**DATA**
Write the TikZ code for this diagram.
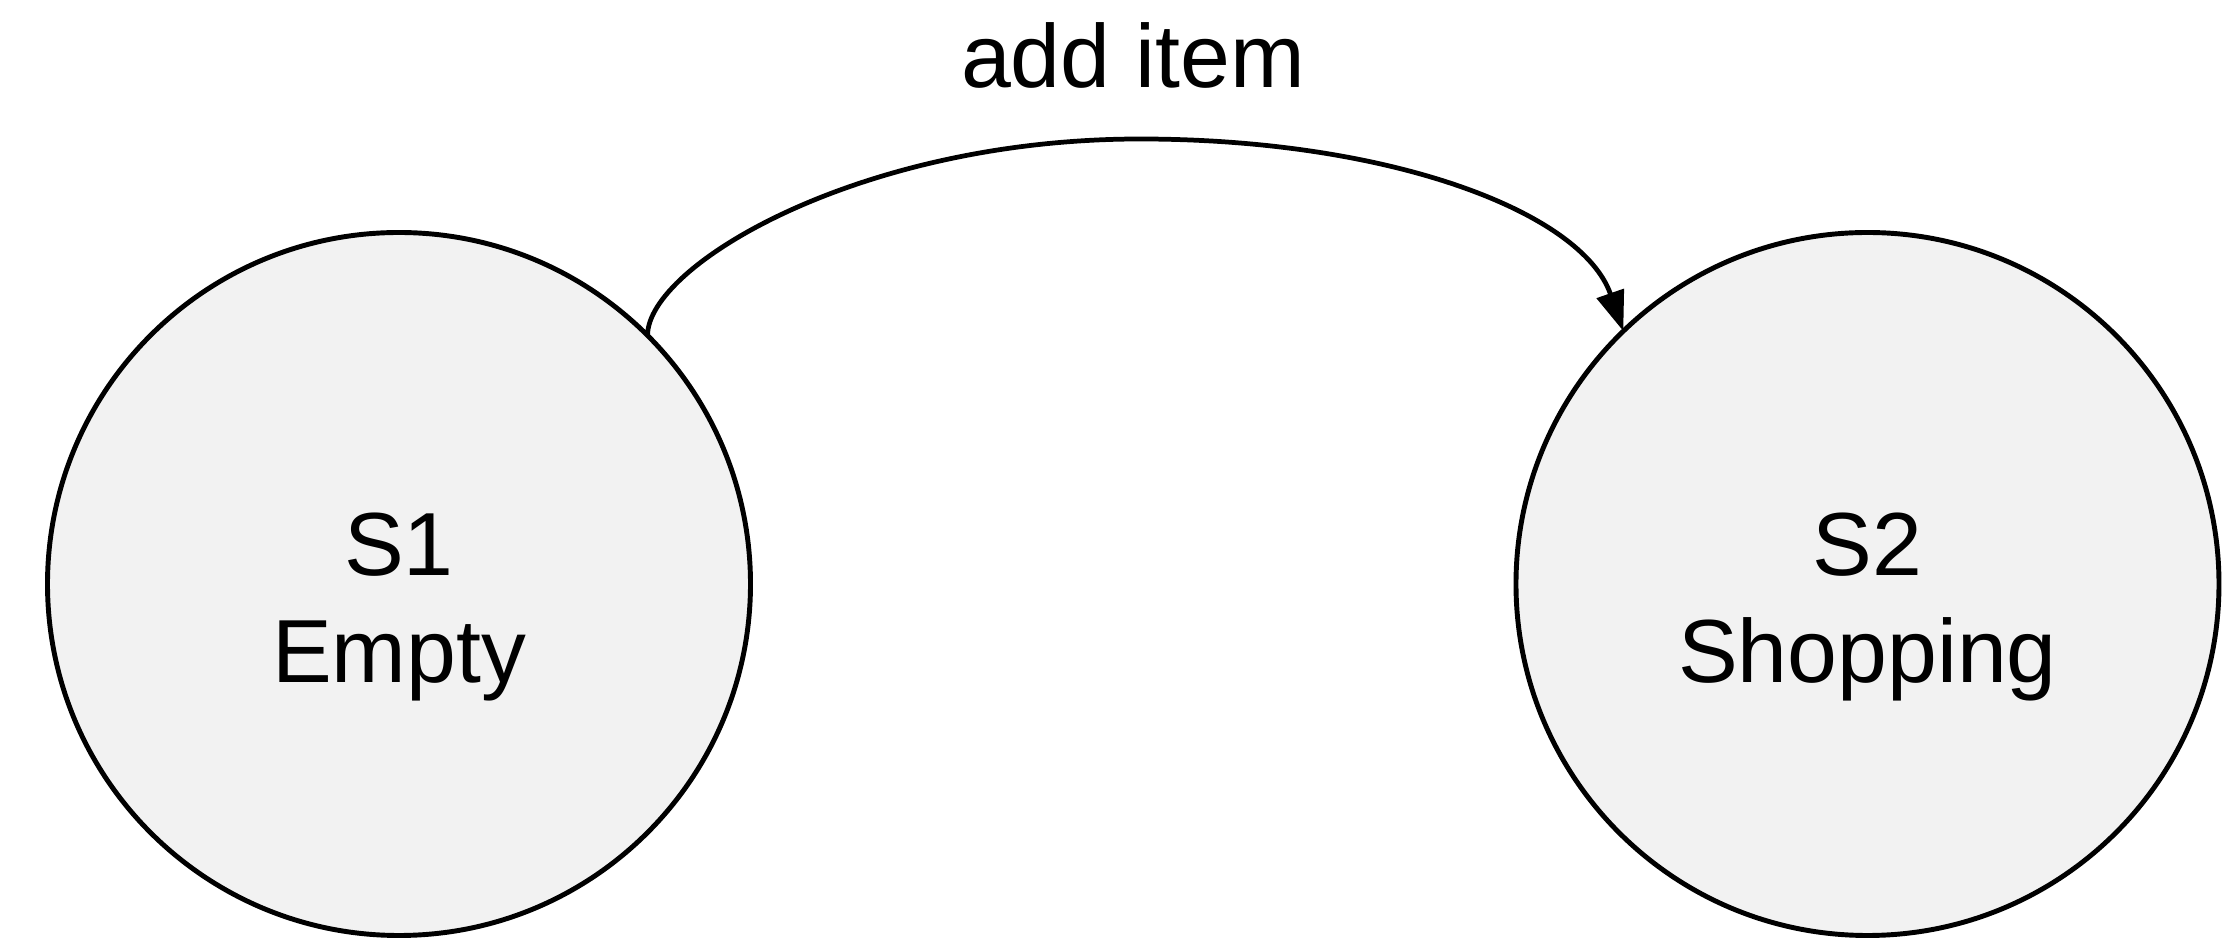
\documentclass[tikz,border=0pt]{standalone}
\usepackage{fontspec}
\setmainfont{Liberation Sans}
\usetikzlibrary{arrows.meta}
\definecolor{statefill}{HTML}{F2F2F2}
\tikzset{
  statecircle/.style={circle, draw=black, line width=1.4pt, fill=statefill, minimum size=7.03cm, inner sep=0pt, outer sep=0pt},
  statetext/.style={align=center, font=\fontsize{25.5}{30.7}\selectfont, inner sep=0pt},
  trans/.style={line width=1.35pt, -{Triangle[length=0.40cm, width=0.28cm]}},
  translabel/.style={font=\fontsize{25.5}{30.7}\selectfont, inner sep=0pt, anchor=base}
}
\begin{document}
\begin{tikzpicture}
\useasboundingbox (0,0) rectangle (22.24,9.38);
\node[statecircle] (s1) at (3.99,3.54) {};
\node[statecircle] (s2) at (18.675,3.54) {};
\node[statetext] (s1t) at ([yshift=-0.23cm]s1.center) {S1\\Empty};
\node[statetext] (s2t) at ([yshift=-0.23cm]s2.center) {S2\\Shopping};
\coordinate (peak) at (11.40,7.99);
\draw[trans] (s1.45) .. controls +(0,0.7) and (8.6,7.99) .. (peak)
  .. controls (13.9,7.99) and (15.82,7.26) .. (s2.134);
\node[translabel] (lbl) at (11.33,8.50) {add item};
\end{tikzpicture}
\end{document}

**DIRECTIONS**
Print the complete listing exactly, apart from any pictures.

**OUTPUT BELOW**
Write the TikZ code for this diagram.
\documentclass[tikz,border=0pt]{standalone}
\usepackage{fontspec}
\setmainfont{Liberation Sans}
\usetikzlibrary{arrows.meta}
\definecolor{statefill}{HTML}{F2F2F2}
\tikzset{
  statecircle/.style={circle, draw=black, line width=1.4pt, fill=statefill, minimum size=7.03cm, inner sep=0pt, outer sep=0pt},
  statetext/.style={align=center, font=\fontsize{25.5}{30.7}\selectfont, inner sep=0pt},
  trans/.style={line width=1.35pt, -{Triangle[length=0.40cm, width=0.28cm]}},
  translabel/.style={font=\fontsize{25.5}{30.7}\selectfont, inner sep=0pt, anchor=base}
}
\begin{document}
\begin{tikzpicture}
\useasboundingbox (0,0) rectangle (22.24,9.38);
\node[statecircle] (s1) at (3.99,3.54) {};
\node[statecircle] (s2) at (18.675,3.54) {};
\node[statetext] (s1t) at ([yshift=-0.23cm]s1.center) {S1\\Empty};
\node[statetext] (s2t) at ([yshift=-0.23cm]s2.center) {S2\\Shopping};
\coordinate (peak) at (11.40,7.99);
\draw[trans] (s1.45) .. controls +(0,0.7) and (8.6,7.99) .. (peak)
  .. controls (13.9,7.99) and (15.82,7.26) .. (s2.134);
\node[translabel] (lbl) at (11.33,8.50) {add item};
\end{tikzpicture}
\end{document}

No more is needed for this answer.